The company is currently in the process of liquidation. The high court appointed Dessie Morrow and Diarmaid Guthrie of Azets Ireland as Joint Provisional Liquidators.
They must now find out what has happened to the missing ticket revenues collected in trust by tickets.ie, for independent events. Current estimates suggest that as much as €1.1 million is owing.
“Why would they do this to the memory of Rory Gallagher?” Barry O’Neill asks. "I don’t think they even knew, when they folded the company, that we were a creditor. Now they’re embarrassed that they have folded the company and that they have now discovered in Germany that the Rory Gallagher Festival is a victim – and I believe that's why they answered me."
SEND SOLICITORS LETTERS
Barry is not interested in compromises.
“This company, DEAG, needs to put the money into our bank account,” Barry insists. "Not only have they let down Rory Gallagher, Rory Gallagher fans and The Rory Gallagher Festival, but they’ve let down German music and German heritage.”

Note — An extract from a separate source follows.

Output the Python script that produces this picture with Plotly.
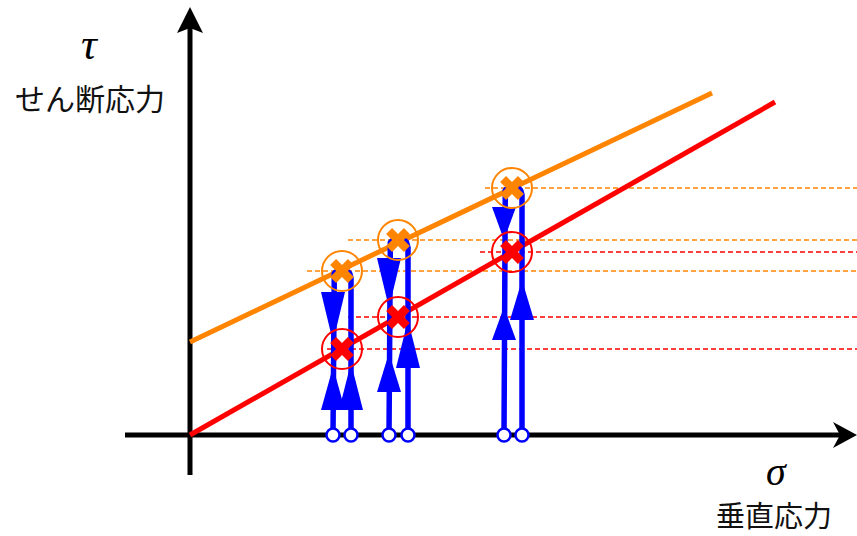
import numpy as np
import plotly.graph_objects as go

# ---- data (diagram units: origin at axis crossing, 1 unit ~ 1 px) ----
sigma_pts = [152, 208, 322]          # normal stress of the three states
tau_red = [86, 118, 183]             # failure envelope (red) points
tau_orange = [164, 195, 247]         # failure envelope (orange) points
red_line_x = [0, 585]
red_line_y = [0, 333]
orange_line_x = [0, 522]
orange_line_y = [93, 342]

loop_left = [143, 199, 314]
loop_right = [161, 218, 332]
loop_top = [166, 197, 249]

# arrow triangles: (x, base, tip)
down_arrows = [(143, 143, 93), (199, 177, 127), (314, 228, 195)]
up_arrows = [(143, 25, 68), (161, 25, 72), (199, 43, 82), (218, 67, 115),
             (314, 95, 128), (332, 115, 155)]

orange_dash_start = [117, 158, 295]
red_dash_start = [137, 158, 290]
dash_end = 667

ORANGE = '#FF8400'
RED = '#FF0000'
BLUE = '#0000FF'

fig = go.Figure()

# dashed guide lines
for y, xs in zip(tau_orange, orange_dash_start):
    fig.add_trace(go.Scatter(x=[xs, dash_end], y=[y, y], mode='lines',
                             line=dict(color=ORANGE, width=1.5, dash='5px,3px'),
                             hoverinfo='skip'))
for y, xs in zip(tau_red, red_dash_start):
    fig.add_trace(go.Scatter(x=[xs, dash_end], y=[y, y], mode='lines',
                             line=dict(color=RED, width=1.5, dash='5px,3px'),
                             hoverinfo='skip'))

# axes
fig.add_trace(go.Scatter(x=[-65, 650], y=[0, 0], mode='lines',
                         line=dict(color='black', width=5), hoverinfo='skip'))
fig.add_trace(go.Scatter(x=[0, 0], y=[-40, 408], mode='lines',
                         line=dict(color='black', width=5), hoverinfo='skip'))
# arrowheads
fig.add_trace(go.Scatter(x=[667, 643, 650, 643, 667], y=[0, 13, 0, -13, 0],
                         mode='lines', fill='toself', fillcolor='black',
                         line=dict(width=0, color='black'), hoverinfo='skip'))
fig.add_trace(go.Scatter(x=[0, -13, 0, 13, 0], y=[428, 402, 407, 402, 428],
                         mode='lines', fill='toself', fillcolor='black',
                         line=dict(width=0, color='black'), hoverinfo='skip'))

# envelopes
fig.add_trace(go.Scatter(x=orange_line_x, y=orange_line_y, mode='lines',
                         line=dict(color=ORANGE, width=5), hoverinfo='skip'))
fig.add_trace(go.Scatter(x=red_line_x, y=red_line_y, mode='lines',
                         line=dict(color=RED, width=5), hoverinfo='skip'))

# blue loops
for xl, xr, top in zip(loop_left, loop_right, loop_top):
    r = (xr - xl) / 2
    xc = (xl + xr) / 2
    cy = top - r
    th = np.linspace(np.pi, 0, 30)
    xs = [xl] + list(xc + r * np.cos(th)) + [xr]
    ys = [0] + list(cy + r * np.sin(th)) + [0]
    fig.add_trace(go.Scatter(x=xs, y=ys, mode='lines',
                             line=dict(color=BLUE, width=5.5), hoverinfo='skip'))

HW = 12
for xc, base, tip in down_arrows + up_arrows:
    fig.add_trace(go.Scatter(x=[xc - HW, xc + HW, xc, xc - HW],
                             y=[base, base, tip, base], mode='lines',
                             fill='toself', fillcolor=BLUE,
                             line=dict(width=0, color=BLUE), hoverinfo='skip'))

# bottom circles
fig.add_trace(go.Scatter(x=loop_left + loop_right, y=[0] * 6, mode='markers',
                         marker=dict(symbol='circle', size=13, color='white',
                                     line=dict(color=BLUE, width=2.5)),
                         hoverinfo='skip'))

# X markers
fig.add_trace(go.Scatter(x=sigma_pts, y=tau_orange, mode='markers',
                         marker=dict(symbol='x', size=21, color=ORANGE,
                                     line=dict(width=0)), hoverinfo='skip'))
fig.add_trace(go.Scatter(x=sigma_pts, y=tau_red, mode='markers',
                         marker=dict(symbol='x', size=21, color=RED,
                                     line=dict(width=0)), hoverinfo='skip'))

# rings around the points
RING = 20
shapes = []
for sx, ty in zip(sigma_pts, tau_orange):
    shapes.append(dict(type='circle', xref='x', yref='y',
                       x0=sx - RING, x1=sx + RING, y0=ty - RING, y1=ty + RING,
                       line=dict(color=ORANGE, width=2)))
for sx, ty in zip(sigma_pts, tau_red):
    shapes.append(dict(type='circle', xref='x', yref='y',
                       x0=sx - RING, x1=sx + RING, y0=ty - RING, y1=ty + RING,
                       line=dict(color=RED, width=2)))

JP = 'Noto Sans CJK JP'
SERIF = 'Liberation Serif'
annotations = [
    dict(x=-100, y=391, text='<i>τ</i>', font=dict(family=SERIF, size=44, color='black'),
         yanchor='middle'),
    dict(x=-100, y=338, text='せん断応力', font=dict(family=JP, size=30, color='#111'),
         yanchor='middle'),
    dict(x=586, y=-36, text='<i>σ</i>', font=dict(family=SERIF, size=40, color='black'),
         yanchor='middle'),
    dict(x=584, y=-101, text='垂直応力', font=dict(family=JP, size=29, color='#111'),
         yanchor='bottom'),
]
for a in annotations:
    a.update(xref='x', yref='y', showarrow=False, xanchor='center', borderpad=0)

fig.update_layout(
    width=857, height=536,
    margin=dict(l=0, r=0, t=0, b=0),
    paper_bgcolor='white', plot_bgcolor='white',
    showlegend=False,
    xaxis=dict(range=[-190, 667], visible=False, fixedrange=True),
    yaxis=dict(range=[-101, 435], visible=False, fixedrange=True),
    annotations=annotations,
    shapes=shapes,
)

fig.write_html('out.html')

Stuart Galbraith, a director of ticket.ie, who owns a 45.3% stake in KMJ, told the High Court in an affidavit that he tried to save the company before putting it into liquidation.
According to a company structure document seen by Hot Press, as of December 2024, KMJ also owns a controlling 55% stake in Singular Artists, the promoter that terminated its deal with tickets.ie in December 2025. Taste of Dublin also withdrew their ticketing business. In a Tickets.ie director’s report, the loss of these two clients is referred to – along with “bad forecasting” – as a cause of the company’s demise.
“This is money that – from our perspective – has been stolen," O’Neill said emotionally.
“The onus is on us. To send solicitors letters every day to the liquidators pointing out what you found out, what Donal MacNamee found out in The Business Post, what I found out in Germany – and the documentation that we provided that shows that our money should have been protected.”
DEAG did not respond to a request for comment.